▶ [TASK DIRECTIONS]
Please reproduce the lines of the records below from the one holding "What Apache ECharts" through the one holding "const vibrationalQuanta = [0, 1, 2, 3, 4, 5, 6, 7];", inclusive, skipping all pictures.
— BEGIN EXTRACTED INFORMATION —
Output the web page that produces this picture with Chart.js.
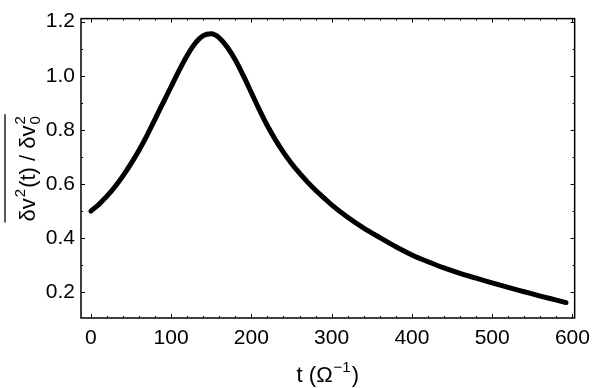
<!DOCTYPE html>
<html>
<head>
<meta charset="utf-8">
<script src="https://cdn.jsdelivr.net/npm/chart.js@4/dist/chart.umd.min.js"></script>
<style>
html,body{margin:0;padding:0;background:#fff;}
#wrap{width:598px;height:388px;}
</style>
</head>
<body>
<div id="wrap"><canvas id="c" width="598" height="388"></canvas></div>
<script>
const tValues = [0,10,20,30,40,50,60,70,80,90,100,110,120,130,140,150,160,170,180,190,200,210,220,230,240,250,260,270,280,290,300,320,340,360,380,400,420,440,460,480,500,520,540,560,580,592];
const ratioValues = [0.50,0.525,0.555,0.59,0.63,0.675,0.725,0.78,0.84,0.90,0.96,1.02,1.075,1.12,1.148,1.155,1.14,1.105,1.058,1.0,0.937,0.874,0.815,0.763,0.717,0.676,0.64,0.607,0.577,0.55,0.523,0.477,0.437,0.402,0.368,0.338,0.313,0.29,0.27,0.252,0.235,0.218,0.202,0.186,0.171,0.162];
const xTicks = [0,100,200,300,400,500,600];
const yTicks = [0.2,0.4,0.6,0.8,1.0,1.2];
const xMinor = 20;
const yMinor = 0.1;

const FONT = '"Liberation Sans", Arial, sans-serif';

function drawRich(ctx, segs, size) {
  let w = 0;
  const parts = [];
  for (const s of segs) {
    if (s.t !== undefined) {
      ctx.font = size + 'px ' + FONT;
      const mw = ctx.measureText(s.t).width;
      parts.push({type:'t', text:s.t, x:w});
      w += mw;
    } else {
      ctx.font = Math.round(size*0.66) + 'px ' + FONT;
      const a = s.sup ? ctx.measureText(s.sup).width : 0;
      const b = s.sub ? ctx.measureText(s.sub).width : 0;
      parts.push({type:'s', sup:s.sup, sub:s.sub, x:w+1});
      w += Math.max(a,b) + 2;
    }
  }
  return {w, parts};
}
function renderRich(ctx, segs, size, cx, cy, overline) {
  const m = drawRich(ctx, segs, size);
  const x0 = cx - m.w/2;
  ctx.fillStyle = '#000';
  ctx.textBaseline = 'alphabetic';
  ctx.textAlign = 'left';
  const base = cy + size*0.35;
  for (const p of m.parts) {
    if (p.type === 't') {
      ctx.font = size + 'px ' + FONT;
      ctx.fillText(p.text, x0 + p.x, base);
    } else {
      ctx.font = Math.round(size*0.66) + 'px ' + FONT;
      if (p.sup) ctx.fillText(p.sup, x0 + p.x, base - size*0.42);
      if (p.sub) ctx.fillText(p.sub, x0 + p.x, base + size*0.22);
    }
  }
  if (overline) {
    ctx.strokeStyle = '#000';
    ctx.lineWidth = 1.3;
    ctx.beginPath();
    ctx.moveTo(x0 - 1, cy - size*1.0);
    ctx.lineTo(x0 + m.w + 1, cy - size*1.0);
    ctx.stroke();
  }
}

const framePlugin = {
  id: 'frame',
  afterDatasetsDraw(chart) {
    const {ctx, chartArea: a, scales} = chart;
    ctx.save();
    ctx.strokeStyle = '#000';
    ctx.lineWidth = 1.5;
    ctx.strokeRect(a.left, a.top, a.right - a.left, a.bottom - a.top);
    ctx.lineWidth = 1;
    const xs = scales.x, ys = scales.y;
    ctx.beginPath();
    for (let v = xTicks[0]; v <= xTicks[xTicks.length-1] + 1e-9; v += xMinor) {
      const px = Math.round(xs.getPixelForValue(v)) + 0.5;
      const major = xTicks.some(t => Math.abs(t - v) < 1e-6);
      const L = major ? 4 : 2;
      ctx.moveTo(px, a.bottom); ctx.lineTo(px, a.bottom - L);
      ctx.moveTo(px, a.top); ctx.lineTo(px, a.top + L);
    }
    for (let v = 0.2; v <= 1.2 + 1e-9; v += yMinor) {
      const py = Math.round(ys.getPixelForValue(v)) + 0.5;
      const major = yTicks.some(t => Math.abs(t - v) < 1e-6);
      const L = major ? 4 : 2;
      ctx.moveTo(a.left, py); ctx.lineTo(a.left + L, py);
      ctx.moveTo(a.right, py); ctx.lineTo(a.right - L, py);
    }
    ctx.stroke();
    renderRich(ctx, [{t:'t (Ω'},{sup:'−1'},{t:')'}], 22, (a.left + a.right)/2, 374, false);
    ctx.translate(27, (a.top + a.bottom)/2);
    ctx.rotate(-Math.PI/2);
    renderRich(ctx, [{t:'δv'},{sup:'2'},{t:'(t) / δv'},{sup:'2', sub:'0'}], 22, 0, 0, true);
    ctx.restore();
  }
};

new Chart(document.getElementById('c'), {
  type: 'line',
  data: {
    datasets: [{
      data: tValues.map((t, i) => ({x: t, y: ratioValues[i]})),
      borderColor: '#000',
      borderWidth: 5,
      pointRadius: 0,
      fill: false,
      cubicInterpolationMode: 'monotone',
      borderCapStyle: 'round',
      borderJoinStyle: 'round'
    }]
  },
  options: {
    responsive: false,
    animation: false,
    devicePixelRatio: 1,
    layout: {padding: {top: 9, right: 16, left: 0, bottom: 0}},
    plugins: {legend: {display: false}, tooltip: {enabled: false}},
    scales: {
      x: {
        type: 'linear',
        min: -12.3,
        max: 602.8,
        grid: {display: false, drawTicks: false},
        border: {display: false},
        afterFit(s) { s.height = 70; },
        afterBuildTicks(s) { s.ticks = xTicks.map(v => ({value: v})); },
        ticks: {
          color: '#000',
          font: {family: FONT, size: 21},
          padding: 8,
          maxRotation: 0,
          callback: v => String(v)
        }
      },
      y: {
        min: 0.105,
        max: 1.211,
        grid: {display: false, drawTicks: false},
        border: {display: false},
        afterFit(s) { s.width = 81; },
        afterBuildTicks(s) { s.ticks = yTicks.map(v => ({value: v})); },
        ticks: {
          color: '#000',
          font: {family: FONT, size: 21},
          padding: 6,
          callback: v => Number(v).toFixed(1)
        }
      }
    }
  },
  plugins: [framePlugin]
});
</script>
</body>
</html>
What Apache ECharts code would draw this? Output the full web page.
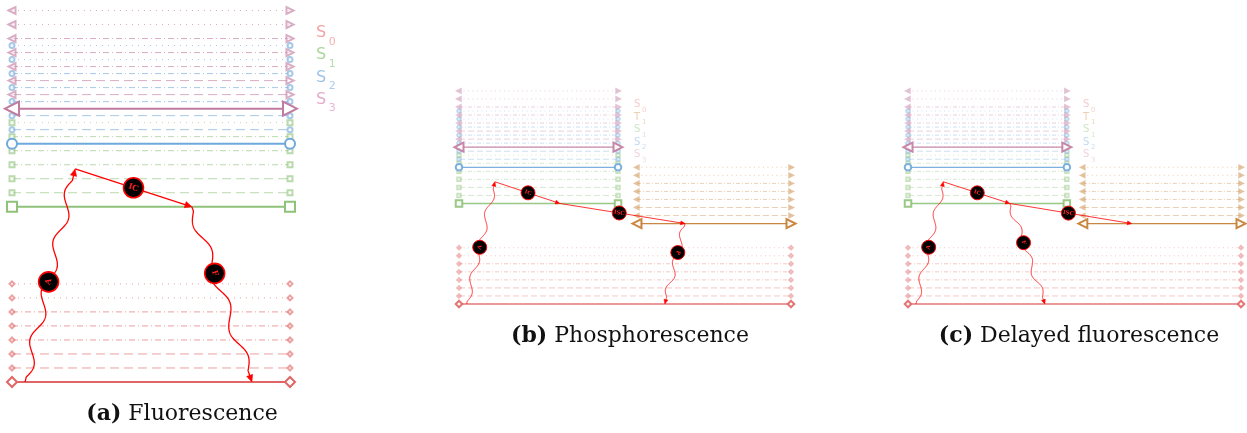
<!DOCTYPE html>
<html>
<head>
<meta charset="utf-8">
<script src="https://cdn.jsdelivr.net/npm/echarts@6/dist/echarts.min.js"></script>
<style>
  html, body { margin: 0; padding: 0; background: #ffffff; }
  #chart { width: 1247px; height: 433px; }
</style>
</head>
<body>
<div id="chart"></div>
<script>
// Electronic states and the energy of their v = 0 level (in vibrational quanta above S0)
const stateNames = ['S0', 'S1', 'S2', 'S3', 'T1'];
const stateEnergies = [0, 12.5, 17, 19.5, 10];
const vibrationalQuanta = [0, 1, 2, 3, 4, 5, 6, 7];

// (a) Fluorescence: states drawn, their horizontal extent, transitions
const fluoStates = ['S0', 'S1', 'S2', 'S3'];
const fluoSpans = [[0, 1], [0, 1], [0, 1], [0, 1]];
const fluoLabels = ['A', 'IC', 'F'];
const fluoFrom = [[0.047, 0], [0.227, 15.2], [0.647, 12.5]];
const fluoTo = [[0.227, 15.2], [0.647, 12.5], [0.863, 0]];
const fluoRadiative = [true, false, true];
const fluoMarkAt = [0.47, 0.5, 0.38];

// (b) Phosphorescence
const phosStates = ['S0', 'T1', 'S1', 'S2', 'S3'];
const phosSpans = [[0, 1], [0.536, 1], [0, 0.479], [0, 0.479], [0, 0.479]];
const phosLabels = ['A', 'IC', 'ISC', 'P'];
const phosFrom = [[0.023, 0], [0.108, 15.2], [0.304, 12.5], [0.681, 10]];
const phosTo = [[0.108, 15.2], [0.304, 12.5], [0.681, 10], [0.62, 0]];
const phosRadiative = [true, false, false, true];
const phosMarkAt = [0.464, 0.51, 0.474, 0.36];

// (c) Delayed fluorescence
const delayStates = ['S0', 'T1', 'S1', 'S2', 'S3'];
const delaySpans = [[0, 1], [0.525, 1], [0, 0.477], [0, 0.477], [0, 0.477]];
const delayLabels = ['A', 'IC', 'ISC', 'F'];
const delayFrom = [[0.024, 0], [0.106, 15.2], [0.306, 12.5], [0.306, 12.5]];
const delayTo = [[0.106, 15.2], [0.306, 12.5], [0.672, 10], [0.411, 0]];
const delayRadiative = [true, false, false, true];
const delayMarkAt = [0.464, 0.51, 0.48, 0.39];

// Panel captions
const captionTags = ['(a)', '(b)', '(c)'];
const captionTexts = ['Fluorescence', 'Phosphorescence', 'Delayed fluorescence'];

// ---- styling ----
const stateColors = {S0: '#e06666', S1: '#8fc27a', S2: '#6fa8dc', S3: '#c27ba0', T1: '#c47a2c'};
const legendColorsBig = {S0: '#f2a3a3', S1: '#acd69c', S2: '#9fc4ea', S3: '#e2acca', T1: '#e6bd90'};
const legendColorsSmall = {S0: '#f6cccc', S1: '#cfe6c4', S2: '#c2d8f0', S3: '#eed4e2', T1: '#ecd0b0'};
const stateSymbols = {S0: 'emptyDiamond', S1: 'emptyRect', S2: 'emptyCircle', S3: 'emptyTriangle', T1: 'emptyTriangle'};

const lookA = {
  groundW: 2, vibW: 1, groundSym: 10, vibSym: 5, triGround: 14, triVib: 7,
  dashed: [9, 5], dashDot: [6, 3, 1, 3], dotted: [1, 5],
  vibOpacity: 0.62, groundOpacity: 1,
  arrowW: 1.3, head: 7, headW: 3.2, wave: 52, amp: 5, lead: 5, r: 10, font: 8
};
const lookB = {
  groundW: 1.3, vibW: 0.8, groundSym: 6.5, vibSym: 3.5, triGround: 9, triVib: 3.5,
  dashed: [6, 3], dashDot: [4, 2, 1, 2], dotted: [1, 3.5],
  vibOpacity: 0.45, groundOpacity: 0.9,
  arrowW: 0.8, head: 4.5, headW: 2, wave: 32, amp: 3, lead: 3, r: 7, font: 5.5
};

function levelStyle(look, v) {
  if (v === 0) return 'solid';
  if (v <= 2) return look.dashed;
  if (v <= 5) return look.dashDot;
  return look.dotted;
}

// One line series per vibrational level of each state
function levelSeries(panel, states, spans, look) {
  const out = [];
  states.forEach((st, k) => {
    const e0 = stateEnergies[stateNames.indexOf(st)];
    const tri = stateSymbols[st] === 'emptyTriangle';
    vibrationalQuanta.forEach(v => {
      const ground = v === 0;
      const size = tri ? (ground ? look.triGround : look.triVib) : (ground ? look.groundSym : look.vibSym);
      out.push({
        type: 'line',
        xAxisIndex: panel, yAxisIndex: panel,
        silent: true, animation: false, clip: false,
        z: ground ? 4 : 2,
        data: [[spans[k][0], e0 + v], [spans[k][1], e0 + v]],
        symbol: stateSymbols[st],
        symbolSize: size,
        symbolRotate: tri ? (val, p) => (p.dataIndex === 0 ? 90 : -90) : 0,
        showAllSymbol: true,
        itemStyle: {color: stateColors[st], opacity: ground ? look.groundOpacity : look.vibOpacity, borderWidth: ground ? look.groundW * 0.8 : 1},
        lineStyle: {
          color: stateColors[st],
          width: ground ? look.groundW : look.vibW,
          type: levelStyle(look, v),
          opacity: ground ? look.groundOpacity : look.vibOpacity
        }
      });
    });
  });
  return out;
}

// Transitions: wavy (radiative) or straight (non-radiative) arrows with a labelled disc
function transitionSeries(panel, labels, from, to, radiative, markAt, look) {
  return {
    type: 'custom',
    xAxisIndex: panel, yAxisIndex: panel,
    silent: true, animation: false, clip: false, z: 10,
    data: labels.map((n, i) => [from[i][0], from[i][1], to[i][0], to[i][1], radiative[i] ? 1 : 0, markAt[i]]),
    renderItem(params, api) {
      const i = params.dataIndex;
      const p1 = api.coord([api.value(0), api.value(1)]);
      const p2 = api.coord([api.value(2), api.value(3)]);
      const dx = p2[0] - p1[0], dy = p2[1] - p1[1];
      const L = Math.hypot(dx, dy);
      const ux = dx / L, uy = dy / L, nx = -uy, ny = ux;
      const end = L - look.head * 0.8;
      const pts = [];
      if (api.value(4)) {
        const pre = look.lead, post = look.lead + look.head;
        const span = Math.max(1, L - pre - post);
        const halves = Math.max(1, Math.round(span / (look.wave / 2)));
        const lam = 2 * span / halves;
        for (let s = 0; s <= end; s += 0.5) {
          let off = 0;
          if (s > pre && s < pre + span) off = look.amp * Math.sin(2 * Math.PI * (s - pre) / lam);
          pts.push([p1[0] + ux * s + nx * off, p1[1] + uy * s + ny * off]);
        }
      } else {
        pts.push([p1[0], p1[1]], [p1[0] + ux * end, p1[1] + uy * end]);
      }
      const bx = p2[0] - ux * look.head, by = p2[1] - uy * look.head;
      const t = api.value(5);
      const cx = p1[0] + dx * t, cy = p1[1] + dy * t;
      const rot = -Math.atan2(dy, dx);
      return {
        type: 'group',
        children: [
          {type: 'polyline', shape: {points: pts}, style: {stroke: '#ff0000', fill: null, lineWidth: look.arrowW}},
          {type: 'polygon', shape: {points: [[p2[0], p2[1]], [bx + nx * look.headW, by + ny * look.headW], [bx - nx * look.headW, by - ny * look.headW]]},
            style: {fill: '#ff0000', stroke: '#ff0000', lineWidth: 0.5}},
          {type: 'circle', shape: {cx: cx, cy: cy, r: look.r}, style: {fill: '#000000', stroke: '#ff0000', lineWidth: look.arrowW * 1.2}},
          {type: 'text', x: cx, y: cy, rotation: rot,
            style: {text: labels[i], fill: '#ff2020', fontSize: look.font, fontWeight: 'bold', fontFamily: 'DejaVu Serif', align: 'center', verticalAlign: 'middle'}}
        ]
      };
    }
  };
}

// State legends drawn as text with subscripts
function legendTexts(states, x, y0, step, fs, colors) {
  const els = [];
  states.forEach((st, k) => {
    const y = y0 + k * step;
    els.push({type: 'text', left: x, top: y - fs * 0.4, silent: true,
      style: {text: st.charAt(0), fill: colors[st], font: `${fs}px "DejaVu Sans"`}});
    els.push({type: 'text', left: x + fs * 0.8, top: y + fs * 0.3, silent: true,
      style: {text: st.charAt(1), fill: colors[st], opacity: 0.85, font: `${Math.round(fs * 0.68)}px "DejaVu Sans"`}});
  });
  return els;
}

const grids = [
  {left: 12, top: 10.5, width: 278, height: 371.5},
  {left: 459, top: 90.9, width: 332, height: 213.1},
  {left: 908, top: 90.9, width: 333, height: 213.1}
];

const captionCenters = [[177, 413], [625, 335], [1074, 335]];

const option = {
  backgroundColor: '#ffffff',
  animation: false,
  grid: grids,
  xAxis: grids.map((g, i) => ({type: 'value', gridIndex: i, min: 0, max: 1, show: false})),
  yAxis: grids.map((g, i) => ({type: 'value', gridIndex: i, min: 0, max: 26.5, show: false})),
  title: captionTags.map((tag, i) => ({
    text: `{b|${tag}} ${captionTexts[i]}`,
    left: captionCenters[i][0], top: captionCenters[i][1] - 15,
    textAlign: 'center',
    textStyle: {
      fontFamily: 'DejaVu Serif', fontSize: 22, fontWeight: 'normal', color: '#111111',
      rich: {b: {fontFamily: 'DejaVu Serif', fontSize: 22, fontWeight: 'bold', color: '#111111'}}
    }
  })),
  graphic: [].concat(
    legendTexts(fluoStates, 316, 31.5, 22.2, 16, legendColorsBig),
    legendTexts(phosStates, 634, 103.5, 12.5, 10, legendColorsSmall),
    legendTexts(delayStates, 1083, 103.5, 12.5, 10, legendColorsSmall)
  ),
  series: [].concat(
    levelSeries(0, fluoStates, fluoSpans, lookA),
    levelSeries(1, phosStates, phosSpans, lookB),
    levelSeries(2, delayStates, delaySpans, lookB),
    [
      transitionSeries(0, fluoLabels, fluoFrom, fluoTo, fluoRadiative, fluoMarkAt, lookA),
      transitionSeries(1, phosLabels, phosFrom, phosTo, phosRadiative, phosMarkAt, lookB),
      transitionSeries(2, delayLabels, delayFrom, delayTo, delayRadiative, delayMarkAt, lookB)
    ]
  )
};

const chart = echarts.init(document.getElementById('chart'), null, {renderer: 'canvas'});
chart.setOption(option);
</script>
</body>
</html>
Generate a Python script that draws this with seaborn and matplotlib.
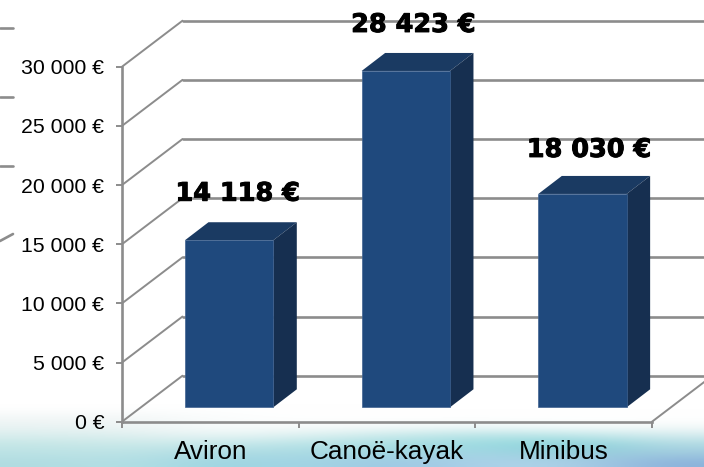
— END EXTRACTED INFORMATION —
▶ [FINAL RESULT]
What Apache ECharts code would draw this? Output the full web page.
<!DOCTYPE html>
<html>
<head>
<meta charset="utf-8">
<script src="https://cdn.jsdelivr.net/npm/echarts@6/dist/echarts.min.js"></script>
<style>
  html, body { margin: 0; padding: 0; background: #ffffff; }
  #chart { width: 1247px; height: 433px; }
</style>
</head>
<body>
<div id="chart"></div>
<script>
// Electronic states and the energy of their v = 0 level (in vibrational quanta above S0)
const stateNames = ['S0', 'S1', 'S2', 'S3', 'T1'];
const stateEnergies = [0, 12.5, 17, 19.5, 10];
const vibrationalQuanta = [0, 1, 2, 3, 4, 5, 6, 7];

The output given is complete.